Work instructions ▸ Will you output all of the data below exactly, omitting the images?

Source material ▸
··········

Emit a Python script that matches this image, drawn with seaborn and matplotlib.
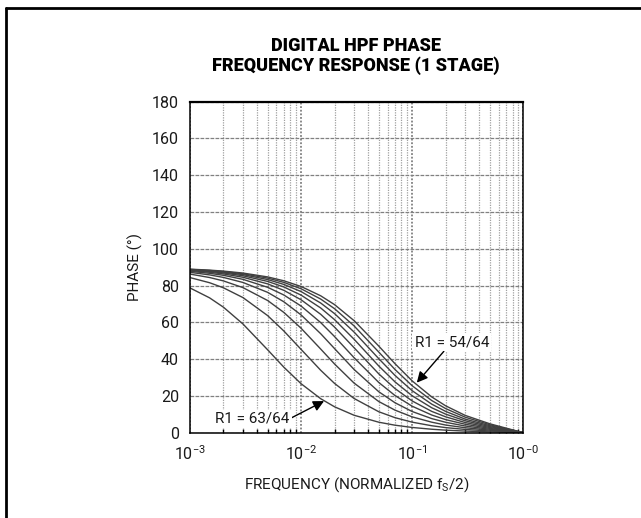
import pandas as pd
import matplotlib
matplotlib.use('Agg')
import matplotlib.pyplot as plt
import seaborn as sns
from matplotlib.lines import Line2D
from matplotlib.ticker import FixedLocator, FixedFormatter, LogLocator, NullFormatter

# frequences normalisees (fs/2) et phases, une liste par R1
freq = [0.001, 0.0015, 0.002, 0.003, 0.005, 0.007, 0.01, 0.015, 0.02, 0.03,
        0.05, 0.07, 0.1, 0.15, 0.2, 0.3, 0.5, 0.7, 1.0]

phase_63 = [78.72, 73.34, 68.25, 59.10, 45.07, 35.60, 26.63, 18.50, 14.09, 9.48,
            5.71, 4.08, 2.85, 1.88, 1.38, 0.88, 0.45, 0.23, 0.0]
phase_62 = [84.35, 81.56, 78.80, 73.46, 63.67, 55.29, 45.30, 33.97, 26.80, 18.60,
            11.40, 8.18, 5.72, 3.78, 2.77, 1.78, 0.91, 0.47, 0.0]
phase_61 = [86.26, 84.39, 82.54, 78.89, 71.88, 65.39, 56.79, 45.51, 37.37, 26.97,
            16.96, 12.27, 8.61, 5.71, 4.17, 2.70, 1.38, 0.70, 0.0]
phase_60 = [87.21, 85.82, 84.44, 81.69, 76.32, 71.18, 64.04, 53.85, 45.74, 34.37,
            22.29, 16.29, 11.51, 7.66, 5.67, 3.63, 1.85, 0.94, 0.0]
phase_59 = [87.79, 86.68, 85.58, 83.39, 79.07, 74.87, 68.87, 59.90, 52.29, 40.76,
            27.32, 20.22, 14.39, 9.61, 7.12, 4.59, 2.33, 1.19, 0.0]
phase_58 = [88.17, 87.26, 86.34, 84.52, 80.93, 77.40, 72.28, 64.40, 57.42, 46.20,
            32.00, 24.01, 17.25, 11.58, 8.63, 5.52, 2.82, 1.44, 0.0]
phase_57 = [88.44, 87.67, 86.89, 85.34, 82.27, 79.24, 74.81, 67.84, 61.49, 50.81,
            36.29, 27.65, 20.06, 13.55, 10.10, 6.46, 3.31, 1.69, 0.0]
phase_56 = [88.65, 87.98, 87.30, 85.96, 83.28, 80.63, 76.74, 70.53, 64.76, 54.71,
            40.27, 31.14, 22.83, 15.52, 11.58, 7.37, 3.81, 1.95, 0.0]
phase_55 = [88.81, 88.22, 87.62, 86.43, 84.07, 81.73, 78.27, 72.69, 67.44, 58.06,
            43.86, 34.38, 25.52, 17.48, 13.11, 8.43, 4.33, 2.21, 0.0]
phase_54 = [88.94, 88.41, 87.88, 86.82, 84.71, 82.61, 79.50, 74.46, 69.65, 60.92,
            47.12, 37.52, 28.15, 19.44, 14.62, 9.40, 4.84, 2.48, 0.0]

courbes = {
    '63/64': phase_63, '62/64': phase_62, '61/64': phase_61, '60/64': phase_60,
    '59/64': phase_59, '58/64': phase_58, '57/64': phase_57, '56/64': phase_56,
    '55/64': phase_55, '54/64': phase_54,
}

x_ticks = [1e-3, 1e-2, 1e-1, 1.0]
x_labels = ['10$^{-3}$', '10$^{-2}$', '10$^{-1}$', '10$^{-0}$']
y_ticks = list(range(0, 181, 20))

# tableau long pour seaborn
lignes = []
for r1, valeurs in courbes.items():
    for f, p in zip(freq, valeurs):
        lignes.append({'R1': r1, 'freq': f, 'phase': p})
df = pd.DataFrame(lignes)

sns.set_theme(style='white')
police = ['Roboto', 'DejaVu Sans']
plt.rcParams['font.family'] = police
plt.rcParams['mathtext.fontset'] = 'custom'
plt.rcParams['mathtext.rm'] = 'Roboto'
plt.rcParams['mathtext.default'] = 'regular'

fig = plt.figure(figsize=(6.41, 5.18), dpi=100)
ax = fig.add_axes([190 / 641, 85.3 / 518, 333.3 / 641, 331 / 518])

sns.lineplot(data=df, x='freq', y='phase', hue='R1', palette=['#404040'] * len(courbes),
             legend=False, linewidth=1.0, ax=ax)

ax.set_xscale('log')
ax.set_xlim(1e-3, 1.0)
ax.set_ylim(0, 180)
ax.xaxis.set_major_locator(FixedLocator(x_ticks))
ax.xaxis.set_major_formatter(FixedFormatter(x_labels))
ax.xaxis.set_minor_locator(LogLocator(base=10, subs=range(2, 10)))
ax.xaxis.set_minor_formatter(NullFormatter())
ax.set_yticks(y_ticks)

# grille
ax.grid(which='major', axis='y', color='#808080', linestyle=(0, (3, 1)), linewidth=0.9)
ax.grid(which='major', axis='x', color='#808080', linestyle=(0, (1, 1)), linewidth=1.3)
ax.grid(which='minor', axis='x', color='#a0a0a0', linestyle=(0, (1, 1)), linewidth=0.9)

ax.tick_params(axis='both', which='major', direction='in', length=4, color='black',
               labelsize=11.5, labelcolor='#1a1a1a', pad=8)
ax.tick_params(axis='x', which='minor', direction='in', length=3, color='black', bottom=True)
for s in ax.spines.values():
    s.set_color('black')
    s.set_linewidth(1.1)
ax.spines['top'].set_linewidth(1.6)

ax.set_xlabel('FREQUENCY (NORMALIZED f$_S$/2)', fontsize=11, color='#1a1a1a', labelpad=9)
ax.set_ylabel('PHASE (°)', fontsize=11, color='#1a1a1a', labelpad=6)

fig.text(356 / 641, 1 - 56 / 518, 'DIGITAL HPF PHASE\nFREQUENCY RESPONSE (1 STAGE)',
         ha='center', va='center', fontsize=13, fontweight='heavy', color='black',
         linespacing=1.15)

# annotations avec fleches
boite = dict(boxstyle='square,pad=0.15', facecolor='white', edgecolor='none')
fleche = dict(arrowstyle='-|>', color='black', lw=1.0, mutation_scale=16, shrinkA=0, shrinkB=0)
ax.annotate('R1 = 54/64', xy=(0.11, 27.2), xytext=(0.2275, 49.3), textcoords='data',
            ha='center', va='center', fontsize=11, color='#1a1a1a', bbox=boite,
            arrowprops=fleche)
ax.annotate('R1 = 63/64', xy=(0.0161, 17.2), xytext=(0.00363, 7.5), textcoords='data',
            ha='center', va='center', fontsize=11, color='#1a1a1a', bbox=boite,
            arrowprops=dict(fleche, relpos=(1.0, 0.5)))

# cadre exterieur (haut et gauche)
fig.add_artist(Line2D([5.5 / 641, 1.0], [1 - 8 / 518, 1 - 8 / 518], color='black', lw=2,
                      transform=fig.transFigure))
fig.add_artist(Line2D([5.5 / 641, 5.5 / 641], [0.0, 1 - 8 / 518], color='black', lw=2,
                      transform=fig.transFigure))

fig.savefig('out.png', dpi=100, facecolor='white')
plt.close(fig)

··········

Exercise solution ▸
Emit a Python script that matches this image, drawn with seaborn and matplotlib.
import pandas as pd
import matplotlib
matplotlib.use('Agg')
import matplotlib.pyplot as plt
import seaborn as sns
from matplotlib.lines import Line2D
from matplotlib.ticker import FixedLocator, FixedFormatter, LogLocator, NullFormatter

# frequences normalisees (fs/2) et phases, une liste par R1
freq = [0.001, 0.0015, 0.002, 0.003, 0.005, 0.007, 0.01, 0.015, 0.02, 0.03,
        0.05, 0.07, 0.1, 0.15, 0.2, 0.3, 0.5, 0.7, 1.0]

phase_63 = [78.72, 73.34, 68.25, 59.10, 45.07, 35.60, 26.63, 18.50, 14.09, 9.48,
            5.71, 4.08, 2.85, 1.88, 1.38, 0.88, 0.45, 0.23, 0.0]
phase_62 = [84.35, 81.56, 78.80, 73.46, 63.67, 55.29, 45.30, 33.97, 26.80, 18.60,
            11.40, 8.18, 5.72, 3.78, 2.77, 1.78, 0.91, 0.47, 0.0]
phase_61 = [86.26, 84.39, 82.54, 78.89, 71.88, 65.39, 56.79, 45.51, 37.37, 26.97,
            16.96, 12.27, 8.61, 5.71, 4.17, 2.70, 1.38, 0.70, 0.0]
phase_60 = [87.21, 85.82, 84.44, 81.69, 76.32, 71.18, 64.04, 53.85, 45.74, 34.37,
            22.29, 16.29, 11.51, 7.66, 5.67, 3.63, 1.85, 0.94, 0.0]
phase_59 = [87.79, 86.68, 85.58, 83.39, 79.07, 74.87, 68.87, 59.90, 52.29, 40.76,
            27.32, 20.22, 14.39, 9.61, 7.12, 4.59, 2.33, 1.19, 0.0]
phase_58 = [88.17, 87.26, 86.34, 84.52, 80.93, 77.40, 72.28, 64.40, 57.42, 46.20,
            32.00, 24.01, 17.25, 11.58, 8.63, 5.52, 2.82, 1.44, 0.0]
phase_57 = [88.44, 87.67, 86.89, 85.34, 82.27, 79.24, 74.81, 67.84, 61.49, 50.81,
            36.29, 27.65, 20.06, 13.55, 10.10, 6.46, 3.31, 1.69, 0.0]
phase_56 = [88.65, 87.98, 87.30, 85.96, 83.28, 80.63, 76.74, 70.53, 64.76, 54.71,
            40.27, 31.14, 22.83, 15.52, 11.58, 7.37, 3.81, 1.95, 0.0]
phase_55 = [88.81, 88.22, 87.62, 86.43, 84.07, 81.73, 78.27, 72.69, 67.44, 58.06,
            43.86, 34.38, 25.52, 17.48, 13.11, 8.43, 4.33, 2.21, 0.0]
phase_54 = [88.94, 88.41, 87.88, 86.82, 84.71, 82.61, 79.50, 74.46, 69.65, 60.92,
            47.12, 37.52, 28.15, 19.44, 14.62, 9.40, 4.84, 2.48, 0.0]

courbes = {
    '63/64': phase_63, '62/64': phase_62, '61/64': phase_61, '60/64': phase_60,
    '59/64': phase_59, '58/64': phase_58, '57/64': phase_57, '56/64': phase_56,
    '55/64': phase_55, '54/64': phase_54,
}

x_ticks = [1e-3, 1e-2, 1e-1, 1.0]
x_labels = ['10$^{-3}$', '10$^{-2}$', '10$^{-1}$', '10$^{-0}$']
y_ticks = list(range(0, 181, 20))

# tableau long pour seaborn
lignes = []
for r1, valeurs in courbes.items():
    for f, p in zip(freq, valeurs):
        lignes.append({'R1': r1, 'freq': f, 'phase': p})
df = pd.DataFrame(lignes)

sns.set_theme(style='white')
police = ['Roboto', 'DejaVu Sans']
plt.rcParams['font.family'] = police
plt.rcParams['mathtext.fontset'] = 'custom'
plt.rcParams['mathtext.rm'] = 'Roboto'
plt.rcParams['mathtext.default'] = 'regular'

fig = plt.figure(figsize=(6.41, 5.18), dpi=100)
ax = fig.add_axes([190 / 641, 85.3 / 518, 333.3 / 641, 331 / 518])

sns.lineplot(data=df, x='freq', y='phase', hue='R1', palette=['#404040'] * len(courbes),
             legend=False, linewidth=1.0, ax=ax)

ax.set_xscale('log')
ax.set_xlim(1e-3, 1.0)
ax.set_ylim(0, 180)
ax.xaxis.set_major_locator(FixedLocator(x_ticks))
ax.xaxis.set_major_formatter(FixedFormatter(x_labels))
ax.xaxis.set_minor_locator(LogLocator(base=10, subs=range(2, 10)))
ax.xaxis.set_minor_formatter(NullFormatter())
ax.set_yticks(y_ticks)

# grille
ax.grid(which='major', axis='y', color='#808080', linestyle=(0, (3, 1)), linewidth=0.9)
ax.grid(which='major', axis='x', color='#808080', linestyle=(0, (1, 1)), linewidth=1.3)
ax.grid(which='minor', axis='x', color='#a0a0a0', linestyle=(0, (1, 1)), linewidth=0.9)

ax.tick_params(axis='both', which='major', direction='in', length=4, color='black',
               labelsize=11.5, labelcolor='#1a1a1a', pad=8)
ax.tick_params(axis='x', which='minor', direction='in', length=3, color='black', bottom=True)
for s in ax.spines.values():
    s.set_color('black')
    s.set_linewidth(1.1)
ax.spines['top'].set_linewidth(1.6)

ax.set_xlabel('FREQUENCY (NORMALIZED f$_S$/2)', fontsize=11, color='#1a1a1a', labelpad=9)
ax.set_ylabel('PHASE (°)', fontsize=11, color='#1a1a1a', labelpad=6)

fig.text(356 / 641, 1 - 56 / 518, 'DIGITAL HPF PHASE\nFREQUENCY RESPONSE (1 STAGE)',
         ha='center', va='center', fontsize=13, fontweight='heavy', color='black',
         linespacing=1.15)

# annotations avec fleches
boite = dict(boxstyle='square,pad=0.15', facecolor='white', edgecolor='none')
fleche = dict(arrowstyle='-|>', color='black', lw=1.0, mutation_scale=16, shrinkA=0, shrinkB=0)
ax.annotate('R1 = 54/64', xy=(0.11, 27.2), xytext=(0.2275, 49.3), textcoords='data',
            ha='center', va='center', fontsize=11, color='#1a1a1a', bbox=boite,
            arrowprops=fleche)
ax.annotate('R1 = 63/64', xy=(0.0161, 17.2), xytext=(0.00363, 7.5), textcoords='data',
            ha='center', va='center', fontsize=11, color='#1a1a1a', bbox=boite,
            arrowprops=dict(fleche, relpos=(1.0, 0.5)))

# cadre exterieur (haut et gauche)
fig.add_artist(Line2D([5.5 / 641, 1.0], [1 - 8 / 518, 1 - 8 / 518], color='black', lw=2,
                      transform=fig.transFigure))
fig.add_artist(Line2D([5.5 / 641, 5.5 / 641], [0.0, 1 - 8 / 518], color='black', lw=2,
                      transform=fig.transFigure))

fig.savefig('out.png', dpi=100, facecolor='white')
plt.close(fig)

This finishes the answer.